WHAT NEEDS TO BE DONE:
Transcribe the whole listing below without changing a word, but leave out every image.

DATA SEGMENT:
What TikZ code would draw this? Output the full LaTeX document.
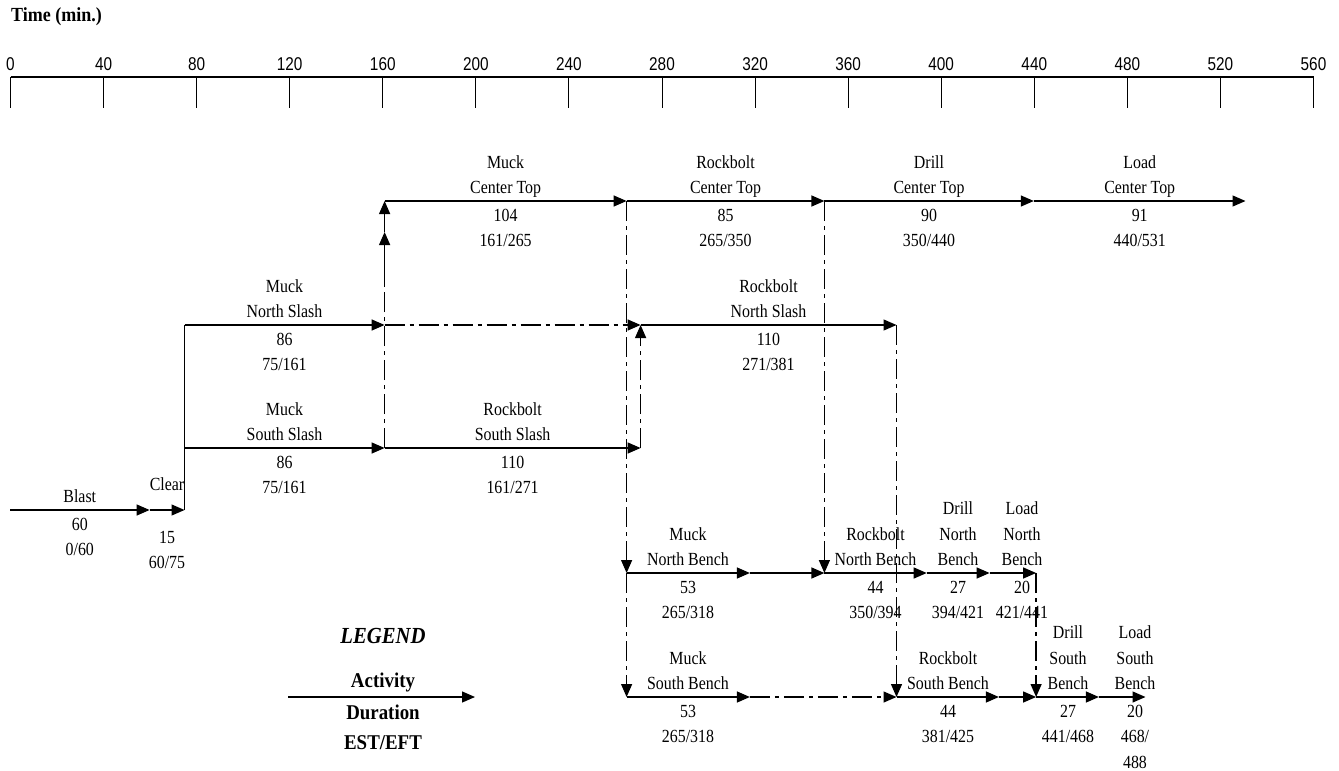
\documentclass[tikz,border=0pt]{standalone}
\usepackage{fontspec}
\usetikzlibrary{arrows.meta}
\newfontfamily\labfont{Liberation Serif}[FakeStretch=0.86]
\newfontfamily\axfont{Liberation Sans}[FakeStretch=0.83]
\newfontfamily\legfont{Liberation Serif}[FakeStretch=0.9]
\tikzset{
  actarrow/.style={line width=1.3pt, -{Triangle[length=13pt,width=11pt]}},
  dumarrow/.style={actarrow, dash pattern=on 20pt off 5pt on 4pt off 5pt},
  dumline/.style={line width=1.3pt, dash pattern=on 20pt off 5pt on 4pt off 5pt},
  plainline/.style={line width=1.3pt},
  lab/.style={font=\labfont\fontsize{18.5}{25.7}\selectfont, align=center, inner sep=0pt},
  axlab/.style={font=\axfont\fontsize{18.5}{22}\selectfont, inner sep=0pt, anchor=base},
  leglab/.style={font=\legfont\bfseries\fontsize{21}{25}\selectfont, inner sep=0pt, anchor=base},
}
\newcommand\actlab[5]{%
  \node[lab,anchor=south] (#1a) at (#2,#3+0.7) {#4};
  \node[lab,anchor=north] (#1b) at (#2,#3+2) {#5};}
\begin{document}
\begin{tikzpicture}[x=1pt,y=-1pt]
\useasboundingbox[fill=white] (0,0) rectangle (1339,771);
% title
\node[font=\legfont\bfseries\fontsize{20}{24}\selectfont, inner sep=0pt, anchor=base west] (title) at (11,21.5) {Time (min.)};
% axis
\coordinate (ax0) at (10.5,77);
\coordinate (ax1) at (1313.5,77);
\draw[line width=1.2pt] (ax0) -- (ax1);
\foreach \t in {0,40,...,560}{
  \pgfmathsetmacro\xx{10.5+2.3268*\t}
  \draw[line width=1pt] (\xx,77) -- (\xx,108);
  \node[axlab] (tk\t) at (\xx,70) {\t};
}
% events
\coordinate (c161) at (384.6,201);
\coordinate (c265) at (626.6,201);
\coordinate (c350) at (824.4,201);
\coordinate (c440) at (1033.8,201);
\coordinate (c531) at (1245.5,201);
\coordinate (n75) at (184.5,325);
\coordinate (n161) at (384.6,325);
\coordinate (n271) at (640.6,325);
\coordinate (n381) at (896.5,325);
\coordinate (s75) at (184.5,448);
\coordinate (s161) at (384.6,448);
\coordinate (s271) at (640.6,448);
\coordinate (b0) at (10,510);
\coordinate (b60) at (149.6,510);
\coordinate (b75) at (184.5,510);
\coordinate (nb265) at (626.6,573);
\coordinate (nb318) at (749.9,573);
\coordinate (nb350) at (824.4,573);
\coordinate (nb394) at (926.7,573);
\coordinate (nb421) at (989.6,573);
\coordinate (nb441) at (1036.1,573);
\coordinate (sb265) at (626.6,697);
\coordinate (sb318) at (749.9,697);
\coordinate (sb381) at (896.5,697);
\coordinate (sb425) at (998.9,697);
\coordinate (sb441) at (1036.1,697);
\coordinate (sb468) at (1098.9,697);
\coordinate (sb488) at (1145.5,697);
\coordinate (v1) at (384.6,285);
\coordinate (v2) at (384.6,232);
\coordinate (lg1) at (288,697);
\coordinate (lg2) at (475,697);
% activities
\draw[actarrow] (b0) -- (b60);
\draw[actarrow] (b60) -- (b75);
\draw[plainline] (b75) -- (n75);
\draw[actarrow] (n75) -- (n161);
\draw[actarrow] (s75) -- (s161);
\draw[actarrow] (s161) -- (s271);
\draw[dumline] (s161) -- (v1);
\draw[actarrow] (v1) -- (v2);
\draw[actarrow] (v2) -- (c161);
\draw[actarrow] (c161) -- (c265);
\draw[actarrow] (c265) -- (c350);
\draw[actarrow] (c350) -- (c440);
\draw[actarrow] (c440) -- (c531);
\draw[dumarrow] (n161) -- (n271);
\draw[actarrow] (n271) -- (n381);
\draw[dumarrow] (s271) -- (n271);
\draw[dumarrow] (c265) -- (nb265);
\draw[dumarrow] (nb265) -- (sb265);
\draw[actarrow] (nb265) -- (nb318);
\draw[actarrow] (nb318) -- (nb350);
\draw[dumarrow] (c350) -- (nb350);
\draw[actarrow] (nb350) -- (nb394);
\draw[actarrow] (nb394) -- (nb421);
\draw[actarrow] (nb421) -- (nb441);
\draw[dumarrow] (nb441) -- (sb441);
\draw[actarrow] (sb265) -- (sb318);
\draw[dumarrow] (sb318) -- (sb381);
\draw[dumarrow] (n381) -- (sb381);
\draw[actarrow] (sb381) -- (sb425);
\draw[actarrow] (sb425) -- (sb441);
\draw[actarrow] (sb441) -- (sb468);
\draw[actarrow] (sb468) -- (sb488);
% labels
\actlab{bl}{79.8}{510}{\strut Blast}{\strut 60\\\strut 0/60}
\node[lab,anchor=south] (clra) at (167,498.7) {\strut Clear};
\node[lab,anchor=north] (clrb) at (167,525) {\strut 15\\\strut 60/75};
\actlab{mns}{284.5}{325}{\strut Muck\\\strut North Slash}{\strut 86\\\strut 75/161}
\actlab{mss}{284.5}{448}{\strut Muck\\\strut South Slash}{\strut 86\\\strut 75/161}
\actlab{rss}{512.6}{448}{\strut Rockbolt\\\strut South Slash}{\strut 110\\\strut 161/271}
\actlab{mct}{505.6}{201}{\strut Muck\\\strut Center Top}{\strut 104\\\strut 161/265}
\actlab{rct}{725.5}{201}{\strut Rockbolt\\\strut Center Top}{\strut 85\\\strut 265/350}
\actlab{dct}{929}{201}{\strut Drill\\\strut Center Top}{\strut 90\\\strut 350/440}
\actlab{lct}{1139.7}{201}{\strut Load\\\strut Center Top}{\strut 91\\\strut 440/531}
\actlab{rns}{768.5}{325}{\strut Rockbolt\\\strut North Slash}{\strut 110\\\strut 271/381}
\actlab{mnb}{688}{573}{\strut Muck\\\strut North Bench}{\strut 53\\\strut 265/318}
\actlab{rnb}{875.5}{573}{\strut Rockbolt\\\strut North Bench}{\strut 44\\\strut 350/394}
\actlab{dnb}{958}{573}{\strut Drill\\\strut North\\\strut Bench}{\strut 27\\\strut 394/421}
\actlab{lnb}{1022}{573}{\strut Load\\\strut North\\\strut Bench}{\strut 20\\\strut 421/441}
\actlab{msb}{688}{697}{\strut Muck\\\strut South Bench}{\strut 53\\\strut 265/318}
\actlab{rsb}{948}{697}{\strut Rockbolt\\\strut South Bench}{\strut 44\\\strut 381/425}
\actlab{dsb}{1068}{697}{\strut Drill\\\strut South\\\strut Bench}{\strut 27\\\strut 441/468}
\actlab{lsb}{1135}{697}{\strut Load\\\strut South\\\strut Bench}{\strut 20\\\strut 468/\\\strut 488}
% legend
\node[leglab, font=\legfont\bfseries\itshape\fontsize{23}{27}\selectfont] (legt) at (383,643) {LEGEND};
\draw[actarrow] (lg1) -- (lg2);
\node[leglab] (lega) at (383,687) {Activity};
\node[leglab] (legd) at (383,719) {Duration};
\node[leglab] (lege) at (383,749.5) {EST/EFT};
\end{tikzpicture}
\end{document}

EXERCISE RESPONSE:
What TikZ code would draw this? Output the full LaTeX document.
\documentclass[tikz,border=0pt]{standalone}
\usepackage{fontspec}
\usetikzlibrary{arrows.meta}
\newfontfamily\labfont{Liberation Serif}[FakeStretch=0.86]
\newfontfamily\axfont{Liberation Sans}[FakeStretch=0.83]
\newfontfamily\legfont{Liberation Serif}[FakeStretch=0.9]
\tikzset{
  actarrow/.style={line width=1.3pt, -{Triangle[length=13pt,width=11pt]}},
  dumarrow/.style={actarrow, dash pattern=on 20pt off 5pt on 4pt off 5pt},
  dumline/.style={line width=1.3pt, dash pattern=on 20pt off 5pt on 4pt off 5pt},
  plainline/.style={line width=1.3pt},
  lab/.style={font=\labfont\fontsize{18.5}{25.7}\selectfont, align=center, inner sep=0pt},
  axlab/.style={font=\axfont\fontsize{18.5}{22}\selectfont, inner sep=0pt, anchor=base},
  leglab/.style={font=\legfont\bfseries\fontsize{21}{25}\selectfont, inner sep=0pt, anchor=base},
}
\newcommand\actlab[5]{%
  \node[lab,anchor=south] (#1a) at (#2,#3+0.7) {#4};
  \node[lab,anchor=north] (#1b) at (#2,#3+2) {#5};}
\begin{document}
\begin{tikzpicture}[x=1pt,y=-1pt]
\useasboundingbox[fill=white] (0,0) rectangle (1339,771);
% title
\node[font=\legfont\bfseries\fontsize{20}{24}\selectfont, inner sep=0pt, anchor=base west] (title) at (11,21.5) {Time (min.)};
% axis
\coordinate (ax0) at (10.5,77);
\coordinate (ax1) at (1313.5,77);
\draw[line width=1.2pt] (ax0) -- (ax1);
\foreach \t in {0,40,...,560}{
  \pgfmathsetmacro\xx{10.5+2.3268*\t}
  \draw[line width=1pt] (\xx,77) -- (\xx,108);
  \node[axlab] (tk\t) at (\xx,70) {\t};
}
% events
\coordinate (c161) at (384.6,201);
\coordinate (c265) at (626.6,201);
\coordinate (c350) at (824.4,201);
\coordinate (c440) at (1033.8,201);
\coordinate (c531) at (1245.5,201);
\coordinate (n75) at (184.5,325);
\coordinate (n161) at (384.6,325);
\coordinate (n271) at (640.6,325);
\coordinate (n381) at (896.5,325);
\coordinate (s75) at (184.5,448);
\coordinate (s161) at (384.6,448);
\coordinate (s271) at (640.6,448);
\coordinate (b0) at (10,510);
\coordinate (b60) at (149.6,510);
\coordinate (b75) at (184.5,510);
\coordinate (nb265) at (626.6,573);
\coordinate (nb318) at (749.9,573);
\coordinate (nb350) at (824.4,573);
\coordinate (nb394) at (926.7,573);
\coordinate (nb421) at (989.6,573);
\coordinate (nb441) at (1036.1,573);
\coordinate (sb265) at (626.6,697);
\coordinate (sb318) at (749.9,697);
\coordinate (sb381) at (896.5,697);
\coordinate (sb425) at (998.9,697);
\coordinate (sb441) at (1036.1,697);
\coordinate (sb468) at (1098.9,697);
\coordinate (sb488) at (1145.5,697);
\coordinate (v1) at (384.6,285);
\coordinate (v2) at (384.6,232);
\coordinate (lg1) at (288,697);
\coordinate (lg2) at (475,697);
% activities
\draw[actarrow] (b0) -- (b60);
\draw[actarrow] (b60) -- (b75);
\draw[plainline] (b75) -- (n75);
\draw[actarrow] (n75) -- (n161);
\draw[actarrow] (s75) -- (s161);
\draw[actarrow] (s161) -- (s271);
\draw[dumline] (s161) -- (v1);
\draw[actarrow] (v1) -- (v2);
\draw[actarrow] (v2) -- (c161);
\draw[actarrow] (c161) -- (c265);
\draw[actarrow] (c265) -- (c350);
\draw[actarrow] (c350) -- (c440);
\draw[actarrow] (c440) -- (c531);
\draw[dumarrow] (n161) -- (n271);
\draw[actarrow] (n271) -- (n381);
\draw[dumarrow] (s271) -- (n271);
\draw[dumarrow] (c265) -- (nb265);
\draw[dumarrow] (nb265) -- (sb265);
\draw[actarrow] (nb265) -- (nb318);
\draw[actarrow] (nb318) -- (nb350);
\draw[dumarrow] (c350) -- (nb350);
\draw[actarrow] (nb350) -- (nb394);
\draw[actarrow] (nb394) -- (nb421);
\draw[actarrow] (nb421) -- (nb441);
\draw[dumarrow] (nb441) -- (sb441);
\draw[actarrow] (sb265) -- (sb318);
\draw[dumarrow] (sb318) -- (sb381);
\draw[dumarrow] (n381) -- (sb381);
\draw[actarrow] (sb381) -- (sb425);
\draw[actarrow] (sb425) -- (sb441);
\draw[actarrow] (sb441) -- (sb468);
\draw[actarrow] (sb468) -- (sb488);
% labels
\actlab{bl}{79.8}{510}{\strut Blast}{\strut 60\\\strut 0/60}
\node[lab,anchor=south] (clra) at (167,498.7) {\strut Clear};
\node[lab,anchor=north] (clrb) at (167,525) {\strut 15\\\strut 60/75};
\actlab{mns}{284.5}{325}{\strut Muck\\\strut North Slash}{\strut 86\\\strut 75/161}
\actlab{mss}{284.5}{448}{\strut Muck\\\strut South Slash}{\strut 86\\\strut 75/161}
\actlab{rss}{512.6}{448}{\strut Rockbolt\\\strut South Slash}{\strut 110\\\strut 161/271}
\actlab{mct}{505.6}{201}{\strut Muck\\\strut Center Top}{\strut 104\\\strut 161/265}
\actlab{rct}{725.5}{201}{\strut Rockbolt\\\strut Center Top}{\strut 85\\\strut 265/350}
\actlab{dct}{929}{201}{\strut Drill\\\strut Center Top}{\strut 90\\\strut 350/440}
\actlab{lct}{1139.7}{201}{\strut Load\\\strut Center Top}{\strut 91\\\strut 440/531}
\actlab{rns}{768.5}{325}{\strut Rockbolt\\\strut North Slash}{\strut 110\\\strut 271/381}
\actlab{mnb}{688}{573}{\strut Muck\\\strut North Bench}{\strut 53\\\strut 265/318}
\actlab{rnb}{875.5}{573}{\strut Rockbolt\\\strut North Bench}{\strut 44\\\strut 350/394}
\actlab{dnb}{958}{573}{\strut Drill\\\strut North\\\strut Bench}{\strut 27\\\strut 394/421}
\actlab{lnb}{1022}{573}{\strut Load\\\strut North\\\strut Bench}{\strut 20\\\strut 421/441}
\actlab{msb}{688}{697}{\strut Muck\\\strut South Bench}{\strut 53\\\strut 265/318}
\actlab{rsb}{948}{697}{\strut Rockbolt\\\strut South Bench}{\strut 44\\\strut 381/425}
\actlab{dsb}{1068}{697}{\strut Drill\\\strut South\\\strut Bench}{\strut 27\\\strut 441/468}
\actlab{lsb}{1135}{697}{\strut Load\\\strut South\\\strut Bench}{\strut 20\\\strut 468/\\\strut 488}
% legend
\node[leglab, font=\legfont\bfseries\itshape\fontsize{23}{27}\selectfont] (legt) at (383,643) {LEGEND};
\draw[actarrow] (lg1) -- (lg2);
\node[leglab] (lega) at (383,687) {Activity};
\node[leglab] (legd) at (383,719) {Duration};
\node[leglab] (lege) at (383,749.5) {EST/EFT};
\end{tikzpicture}
\end{document}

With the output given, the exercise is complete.